Дмитрий Олейников. Николай I.
– М.: Молодая гвардия, 2012. – 352 с.
Подводя итог первым 25 годам его правления, современники писали о нем так: «Когда же вспомним о всем, что сделано или начато в его царствование, как не отдать справедливость пользе, принесенной им земле русской в эту четверть века? При нем ни одна война не начата для завоеваний <…> При нем и под его покровительством сколько полезных ученых изысканий в России <…> Шоссе начаты или назначены по всем краям России; железные дороги им начаты против мнений всех министров, флот им поднят, судоходство поощряемо…»
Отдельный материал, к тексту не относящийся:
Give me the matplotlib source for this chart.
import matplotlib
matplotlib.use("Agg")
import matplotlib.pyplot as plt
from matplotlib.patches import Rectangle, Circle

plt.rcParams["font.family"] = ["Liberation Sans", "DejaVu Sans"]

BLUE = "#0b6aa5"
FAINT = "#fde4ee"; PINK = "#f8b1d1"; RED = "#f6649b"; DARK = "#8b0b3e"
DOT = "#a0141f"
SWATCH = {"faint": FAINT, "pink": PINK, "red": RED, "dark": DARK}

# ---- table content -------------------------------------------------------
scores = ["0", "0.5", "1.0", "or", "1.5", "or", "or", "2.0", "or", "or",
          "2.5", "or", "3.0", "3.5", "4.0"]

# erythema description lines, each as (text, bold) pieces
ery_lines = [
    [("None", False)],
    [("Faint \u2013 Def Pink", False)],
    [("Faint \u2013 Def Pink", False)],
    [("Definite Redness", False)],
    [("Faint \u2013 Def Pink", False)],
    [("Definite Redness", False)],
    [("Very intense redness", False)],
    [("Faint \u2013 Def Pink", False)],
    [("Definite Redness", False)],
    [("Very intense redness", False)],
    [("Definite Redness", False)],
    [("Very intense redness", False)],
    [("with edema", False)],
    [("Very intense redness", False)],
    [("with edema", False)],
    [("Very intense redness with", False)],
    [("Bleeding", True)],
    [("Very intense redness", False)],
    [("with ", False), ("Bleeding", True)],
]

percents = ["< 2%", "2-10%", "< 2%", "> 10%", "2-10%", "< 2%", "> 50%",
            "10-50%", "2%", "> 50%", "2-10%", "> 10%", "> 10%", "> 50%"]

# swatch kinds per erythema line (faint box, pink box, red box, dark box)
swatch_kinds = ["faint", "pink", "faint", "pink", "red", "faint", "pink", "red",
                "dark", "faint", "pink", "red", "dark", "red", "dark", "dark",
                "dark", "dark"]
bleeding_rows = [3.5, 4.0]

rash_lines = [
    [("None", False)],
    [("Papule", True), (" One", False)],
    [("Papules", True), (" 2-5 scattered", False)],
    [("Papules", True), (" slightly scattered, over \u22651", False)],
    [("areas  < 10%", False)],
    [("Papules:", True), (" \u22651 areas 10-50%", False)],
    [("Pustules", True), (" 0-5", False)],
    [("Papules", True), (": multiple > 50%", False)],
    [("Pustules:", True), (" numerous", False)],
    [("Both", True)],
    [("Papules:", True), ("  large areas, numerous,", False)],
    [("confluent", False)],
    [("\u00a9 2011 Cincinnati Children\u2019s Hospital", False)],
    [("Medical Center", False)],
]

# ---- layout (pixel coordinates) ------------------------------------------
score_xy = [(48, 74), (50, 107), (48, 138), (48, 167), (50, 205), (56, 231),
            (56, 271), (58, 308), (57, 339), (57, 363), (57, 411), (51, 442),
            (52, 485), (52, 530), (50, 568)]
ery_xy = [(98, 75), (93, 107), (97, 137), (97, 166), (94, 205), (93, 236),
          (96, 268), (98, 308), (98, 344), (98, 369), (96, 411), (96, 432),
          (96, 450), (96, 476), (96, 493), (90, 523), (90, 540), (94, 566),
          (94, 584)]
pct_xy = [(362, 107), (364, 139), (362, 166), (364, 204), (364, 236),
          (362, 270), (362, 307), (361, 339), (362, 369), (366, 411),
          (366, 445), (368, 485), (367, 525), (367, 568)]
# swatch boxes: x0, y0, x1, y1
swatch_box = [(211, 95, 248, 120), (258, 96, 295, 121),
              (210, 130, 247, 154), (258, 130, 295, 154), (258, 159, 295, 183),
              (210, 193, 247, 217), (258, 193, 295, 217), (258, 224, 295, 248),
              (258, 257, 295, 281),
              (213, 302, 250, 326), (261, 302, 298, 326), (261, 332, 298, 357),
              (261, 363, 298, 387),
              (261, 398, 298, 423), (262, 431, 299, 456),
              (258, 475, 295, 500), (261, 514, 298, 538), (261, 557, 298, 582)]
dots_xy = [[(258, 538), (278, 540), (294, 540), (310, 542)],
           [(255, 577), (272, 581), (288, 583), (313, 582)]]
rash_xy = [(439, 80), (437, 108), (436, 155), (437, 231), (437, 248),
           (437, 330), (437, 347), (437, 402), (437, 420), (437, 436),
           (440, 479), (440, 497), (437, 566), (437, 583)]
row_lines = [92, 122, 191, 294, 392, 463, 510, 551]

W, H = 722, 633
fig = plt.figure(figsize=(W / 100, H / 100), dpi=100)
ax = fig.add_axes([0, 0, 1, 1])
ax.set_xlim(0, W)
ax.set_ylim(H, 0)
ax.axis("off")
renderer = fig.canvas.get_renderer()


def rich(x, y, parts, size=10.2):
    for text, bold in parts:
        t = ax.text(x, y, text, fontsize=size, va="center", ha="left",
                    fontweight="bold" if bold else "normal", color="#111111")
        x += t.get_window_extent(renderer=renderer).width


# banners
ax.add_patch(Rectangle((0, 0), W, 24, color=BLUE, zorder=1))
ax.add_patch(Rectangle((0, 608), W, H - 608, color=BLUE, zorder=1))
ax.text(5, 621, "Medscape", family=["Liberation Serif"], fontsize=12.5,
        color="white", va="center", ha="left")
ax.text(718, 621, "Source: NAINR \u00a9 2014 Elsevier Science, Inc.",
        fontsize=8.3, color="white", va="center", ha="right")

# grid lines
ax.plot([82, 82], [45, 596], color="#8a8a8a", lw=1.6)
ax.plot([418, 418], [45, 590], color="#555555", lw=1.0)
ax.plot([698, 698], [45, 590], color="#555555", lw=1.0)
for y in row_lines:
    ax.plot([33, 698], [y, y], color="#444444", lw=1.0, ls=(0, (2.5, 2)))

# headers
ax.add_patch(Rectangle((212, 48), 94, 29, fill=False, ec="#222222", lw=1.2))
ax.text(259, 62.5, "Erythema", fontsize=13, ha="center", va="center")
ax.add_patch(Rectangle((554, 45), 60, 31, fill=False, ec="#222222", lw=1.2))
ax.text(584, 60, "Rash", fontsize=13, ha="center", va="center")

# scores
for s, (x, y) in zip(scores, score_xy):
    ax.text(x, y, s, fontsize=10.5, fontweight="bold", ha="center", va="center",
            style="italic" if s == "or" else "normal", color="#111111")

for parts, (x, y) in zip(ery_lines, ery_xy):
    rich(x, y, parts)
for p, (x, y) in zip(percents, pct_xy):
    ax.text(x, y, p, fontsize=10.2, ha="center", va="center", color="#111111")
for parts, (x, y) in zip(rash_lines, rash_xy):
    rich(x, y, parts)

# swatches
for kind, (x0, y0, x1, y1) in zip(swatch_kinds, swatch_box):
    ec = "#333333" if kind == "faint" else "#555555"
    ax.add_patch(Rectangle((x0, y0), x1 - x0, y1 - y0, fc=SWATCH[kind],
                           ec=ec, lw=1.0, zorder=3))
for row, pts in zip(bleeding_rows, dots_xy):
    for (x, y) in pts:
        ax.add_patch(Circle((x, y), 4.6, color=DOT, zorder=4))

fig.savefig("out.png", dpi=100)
Сам же император Николай I говорил проще: «Солдату после 25-летней службы полагается отставка».
Новая книга московского историка Дмитрия Олейникова не только детально восстанавливает биографию монарха, но и развенчивает множество устойчивых ложных стереотипов о государе, значительная часть которых возникла даже не в советское время, а в среде враждебной Николаю общественности и в эмигрантских кругах. Ученый опровергает мифы об «ужасном» и «всевластном» Третьем отделении, созданном при царе. Первоначально в обязанности этой «политической политики» помимо борьбы с революционными настроениями входили противодействие шпионажу, работа с заграничной агентурой, контроль над деятельностью религиозных сект, а также борьба с фальшивомонетчиками и контрабандистами, помещение детей на казенный счет в учебные заведения и ряд других социальных функций.
Да и злосчастная Крымская война («мрачная тень» на царствовании императора, по мнению историка Николая Греча) была никак не очередной агрессией зарвавшегося «жандарма Европы», как именовали царя советские историки, но стремлением избежать того, что впоследствии в политологии назовут «югославским вариантом» – неконтролируемого распада Турции, влекущего межнациональные войны (а точнее, резню). Олейников обращает внимание, что события 1878–1918 годов проходили по сценарию, которого больше всего и опасался русский император. Да и условия мира, продиктованные Антантой Турции в 1920 году (Севрский договор), расчленяли страну куда более жестоко, чем это предлагал Николай I…
Вина, а точнее, беда императора заключалась в его романтическом взгляде на мир, «романтическом рыцарстве», как это называет Олейников. Он не понимал, что страны в середине XIX века руководствуются конкретными политическими и экономическими интересами, «реальной политикой» (по слову канцлера Отто Бисмарка), а не идеалистическими спекуляциями, основанными на нравственном начале.
Опровергает Олейников и стойкий миф о «реакционности» Николая I, которая будто бы мешала ему отменить крепостное право, и множество других позднейших мифов, связанных с жестокостью и «недальновидностью» русского государя. Понятно при этом, что Николай I не был идеален во многих областях своей деятельности. Вмешательство в политику Пруссии и Австрии нивелировали весь капитал, нажитый помощью в подавлении мятежей в этих странах в 1848–1849 годах. Столь опрометчивые действия вернулись бумерангом во время Крымской войны, когда император лишился потенциальных союзников. Не все было в порядке и во внутренней политике…
К сожалению, местами книга вызывает недоумение. Начинается она с пространных рассуждений и подробных пересказов слухов о незаконнорожденности будущего императора. К чему эта желтизна в действительно серьезной работе? Да, Николай Павлович не был похож внешне на своего отца Павла Петровича – что в итоге и породило слухи. Но ген, отвечающий за наследственность (доминантный ген), как правило, проявляется по материнской, а не отцовской линии. То есть ребенок имеет больше шансов быть похожим на родственников со стороны матери. Так что удивительнее не то, что Николай не был похож на папу, а то, что его братья и сестры имели характерный курносый павловский профиль. Что, конечно, ни в коей мере не говорит об их незаконнорожденности.